Recently, Swedish biologists have determined that this organism's predatory mode is triggered when there is an increase in ammonia levels in seawater. This nasty predator that turned from Dr. Jekyl to Mr. Hyde in our own Sooke Basin, probably did so because of the nitrogen in fish waste. More human waste could conceivable have the same effect.
Logic tells us that dumping a town’s ammonia rich effluent into our marine environment will likely contribute to toxic plankton blooms. If this sewage or the toxic plankton associated with it are carried into the Sooke Estuary system it could mean big trouble for our local fish and shellfish. Is it worth taking the chance?
Do we want to risk destroying Ayum Creek and Sooke River Salmon as well as Dungeness Crab, and the wonderful Sooke Shrimp for ANY reason? I don't think so. Isn't this why the Ocean's Act stresses the precautionary principle: Don't take chances when you don’t know that something is safe for fish.

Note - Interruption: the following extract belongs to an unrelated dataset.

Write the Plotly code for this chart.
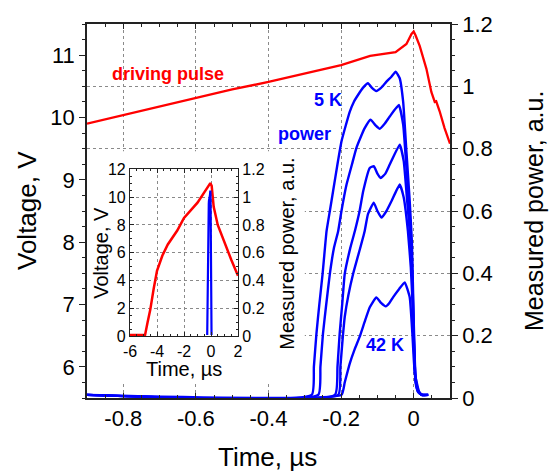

Surely the business folk over in Sooke can bring Mayor Macgregor's fertile imagination back to earth and come up with something environmentally safer. It ought to be possible for a town to expand its business interests without killing everything that moves!
How about converting liquid sewage into liquid gold. There is plenty of flat land up behind Sooke. How about a treatment plant coupled with a sod farm? It ought to be possible to spare the fish AND turn a profit!